- [Goal] From the very first line of the data to the line containing "(walk) at (18.49,-15.08)", retype everything exactly, leaving the pictures behind.

- [Collected data]
"""

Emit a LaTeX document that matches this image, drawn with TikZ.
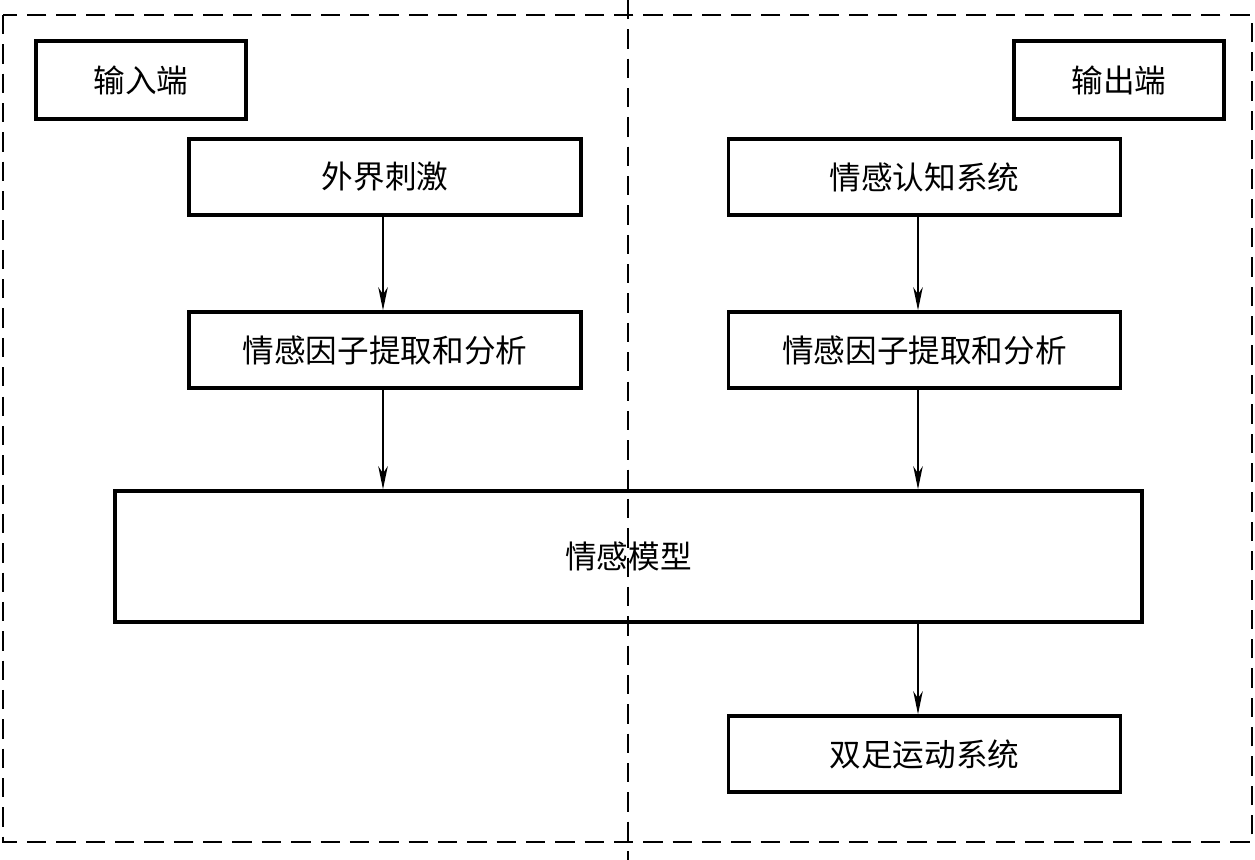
\documentclass[tikz,border=0pt]{standalone}
\usepackage{fontspec}
\setmainfont{Noto Sans CJK SC}
\usepackage{tikz}
\usetikzlibrary{arrows.meta,positioning}

\begin{document}
\begin{tikzpicture}[
    >={Stealth[length=4.6mm,width=1.9mm,inset=1.4mm]},
    blockbox/.style={draw=black, line width=2pt, minimum width=7.84cm,
      minimum height=1.52cm, align=center, font=\fontsize{18}{20}\selectfont},
    sidebox/.style={blockbox, minimum width=4.2cm, minimum height=1.56cm},
    flow/.style={->, line width=0.85pt},
    frame/.style={line width=1.1pt, dash pattern=on 11pt off 5.7pt}
  ]
    \useasboundingbox (0,0) rectangle (25.1,-17.2);

    % dashed frame and middle divider
    \draw[frame] (0.06,-0.30) rectangle (25.04,-16.84);
    \coordinate (divtop) at (12.56,0);
    \coordinate (divbot) at (12.56,-17.2);
    \draw[frame] (divtop) -- (divbot);

    \node[sidebox] (inend) at (2.82,-1.60) {输入端};
    \node[sidebox] (outend) at (22.38,-1.60) {输出端};

    \node[blockbox] (stim) at (7.70,-3.54) {外界刺激};
    \node[blockbox] (cogn) at (18.49,-3.54) {情感认知系统};
    \node[blockbox] (facl) at (7.70,-7.00) {情感因子提取和分析};
    \node[blockbox] (facr) at (18.49,-7.00) {情感因子提取和分析};

    \node[blockbox, minimum width=20.54cm, minimum height=2.62cm]
      (model) at (12.57,-11.13) {情感模型};

    \node[blockbox] (walk) at (18.49,-15.08) {双足运动系统};

    \draw[flow] ([xshift=-0.4mm]stim.south) -- ([xshift=-0.4mm]facl.north);
    \draw[flow] ([xshift=-1.3mm]cogn.south) -- ([xshift=-1.3mm]facr.north);
    \draw[flow] ([xshift=-0.4mm]facl.south) -- ([xshift=-0.4mm]facl.south |- model.north);
    \draw[flow] ([xshift=-1.3mm]facr.south) -- ([xshift=-1.3mm]facr.south |- model.north);
    \draw[flow] ([xshift=-1.3mm]walk.north |- model.south) -- ([xshift=-1.3mm]walk.north);
  \end{tikzpicture}
\end{document}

"""

- [Answer in full]
Emit a LaTeX document that matches this image, drawn with TikZ.
\documentclass[tikz,border=0pt]{standalone}
\usepackage{fontspec}
\setmainfont{Noto Sans CJK SC}
\usepackage{tikz}
\usetikzlibrary{arrows.meta,positioning}

\begin{document}
\begin{tikzpicture}[
    >={Stealth[length=4.6mm,width=1.9mm,inset=1.4mm]},
    blockbox/.style={draw=black, line width=2pt, minimum width=7.84cm,
      minimum height=1.52cm, align=center, font=\fontsize{18}{20}\selectfont},
    sidebox/.style={blockbox, minimum width=4.2cm, minimum height=1.56cm},
    flow/.style={->, line width=0.85pt},
    frame/.style={line width=1.1pt, dash pattern=on 11pt off 5.7pt}
  ]
    \useasboundingbox (0,0) rectangle (25.1,-17.2);

    % dashed frame and middle divider
    \draw[frame] (0.06,-0.30) rectangle (25.04,-16.84);
    \coordinate (divtop) at (12.56,0);
    \coordinate (divbot) at (12.56,-17.2);
    \draw[frame] (divtop) -- (divbot);

    \node[sidebox] (inend) at (2.82,-1.60) {输入端};
    \node[sidebox] (outend) at (22.38,-1.60) {输出端};

    \node[blockbox] (stim) at (7.70,-3.54) {外界刺激};
    \node[blockbox] (cogn) at (18.49,-3.54) {情感认知系统};
    \node[blockbox] (facl) at (7.70,-7.00) {情感因子提取和分析};
    \node[blockbox] (facr) at (18.49,-7.00) {情感因子提取和分析};

    \node[blockbox, minimum width=20.54cm, minimum height=2.62cm]
      (model) at (12.57,-11.13) {情感模型};

    \node[blockbox] (walk) at (18.49,-15.08) {双足运动系统};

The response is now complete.